One other interesting footnote. On the eve of ATI’s stream computing event, Nvidia’s PR types arranged a phone conference for me with Andy Keane, one of Nvidia’s GPGPU honchos. (Hard to believe, I know, but Nvidia was acting aggressively.) The purpose of the phone call was apparently just to plant a marker in the ground signaling Nvidia’s intention to do big things in stream computing, as well. Keane talked opaquely about how the current approach to GPGPU is flawed, because people are trying to twist a device into doing something for which it wasn’t designed. They’re using languages like OpenGL and Cg in unintended ways.
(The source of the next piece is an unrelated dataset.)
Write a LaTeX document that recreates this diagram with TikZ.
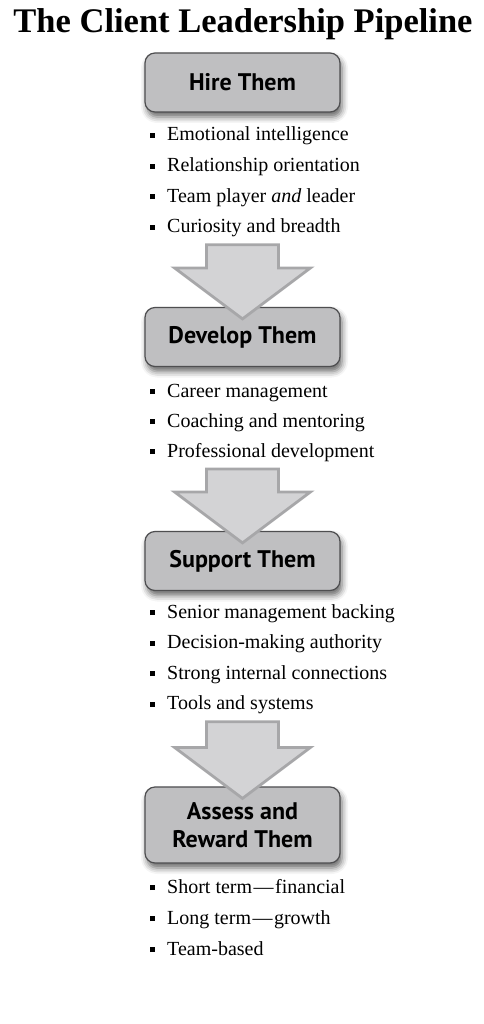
\documentclass[tikz,border=0pt]{standalone}
\usepackage{fontspec}
\setmainfont{Liberation Serif}
\newfontfamily\phasefont{PT Sans}
\usepackage{xcolor}
\usetikzlibrary{positioning, calc, shadows.blur}

\definecolor{phasefill}{HTML}{BFBFC1}
\definecolor{phaseedge}{HTML}{4E4E50}
\definecolor{flowfill}{HTML}{D3D3D5}
\definecolor{flowedge}{HTML}{A7A7A9}

\newcommand{\sqbullet}{\raisebox{3pt}{\rule{5pt}{5pt}}\hspace{12pt}}

\begin{document}
\begin{tikzpicture}[x=1pt, y=-1pt,
      phase/.style={
          draw=phaseedge, rectangle, rounded corners=10pt,
          fill=phasefill, minimum width=195pt,
          minimum height=59pt, align=center,
          font=\phasefont\bfseries\fontsize{24}{28}\selectfont,
          line width=1.2pt,
          blur shadow={shadow xshift=2pt, shadow yshift=-5pt,
              shadow blur radius=6pt, shadow opacity=60}
        },
      point/.style={anchor=base west, inner sep=0pt,
          font=\fontsize{20}{22}\selectfont},
      flow/.style={fill=flowfill, draw=flowedge, line width=2.8pt,
          line join=miter}
    ]
    \useasboundingbox (0,0) rectangle (483,1024);

    % ── Title ──
    \node[anchor=base, font=\bfseries\fontsize{34.5}{36}\selectfont]
      (title) at (243,33) {The Client Leadership Pipeline};

    % ── Pipeline phases (vertical) ──
    \node[phase] (hire)    at (242.5,82.5) {Hire Them};
    \node[phase] (develop) at (242.5,337)  {Develop Them};
    \node[phase] (support) at (242.5,561)  {Support Them};
    \node[phase, minimum height=76pt] (assess) at (242.5,825)
      {Assess and\\Reward Them};

    % ── Bullet points under each phase ──
    \foreach \txt [count=\i] in {Emotional intelligence,
        Relationship orientation, Team player \emph{and} leader,
        Curiosity and breadth}
      \node[point] (hire-\i) at (150,{141+30.6*(\i-1)}) {\sqbullet\txt};
    \foreach \txt [count=\i] in {Career management,
        Coaching and mentoring, Professional development}
      \node[point] (develop-\i) at (150,{397+30*(\i-1)}) {\sqbullet\txt};
    \foreach \txt [count=\i] in {Senior management backing,
        Decision-making authority, Strong internal connections,
        Tools and systems}
      \node[point] (support-\i) at (150,{618+30.6*(\i-1)}) {\sqbullet\txt};
    \foreach \txt [count=\i] in {Short term\hspace{1.5pt}---\hspace{1.5pt}financial,
        Long term\hspace{1.5pt}---\hspace{1.5pt}growth, Team-based}
      \node[point] (assess-\i) at (150,{893+31*(\i-1)}) {\sqbullet\txt};

    % ── Block arrows between phases ──
    \foreach \src/\dst in {hire-4/develop, develop-3/support,
        support-4/assess} {
      \coordinate (top) at ($(\src.base -| \dst.north)+(0,12)$);
      \coordinate (tip) at ($(\dst.north)+(0,12)$);
      \draw[flow] ($(top)+(-36,0)$) -- ($(top)+(36,0)$)
        -- ($(tip)+(36,-51)$) -- ($(tip)+(68,-51)$) -- (tip)
        -- ($(tip)+(-68,-51)$) -- ($(tip)+(-36,-51)$) -- cycle;
    }

  \end{tikzpicture}
\end{document}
Very soon, he claimed, Nvidia will be talking about new technology that will change the way people program the GPU, something that is “beyond the current approach.”
That was apparently all he really wanted to say on the subject, but I stepped through several of the possibilities with him, from providing better low-level documentation on the GPU’s internals to providing BLAS libraries and the like. Keane wasn’t willing to divulge exactly what Nvidia is planning, but if I had to guess, I’d say they are working on a new compiler, perhaps a JIT compiler, that will translate programs from high-level languages into code that can run on Nvidia GPUs. If so, and if they deliver it soon, ATI’s apparent lead in this field could evaporate.
For now, though, ATI is playing nice and simply letting its partners speak for it. Based on what those partners have said, the Radeon X1000 series seems better suited to non-graphics applications than Nvidia’s GeForce 7 series for a range of technical reasons, from finer threading granularity to more register space on the chip. I expect we won’t hear too much more from Nvidia on this front until after its next generation of GPUs arrives.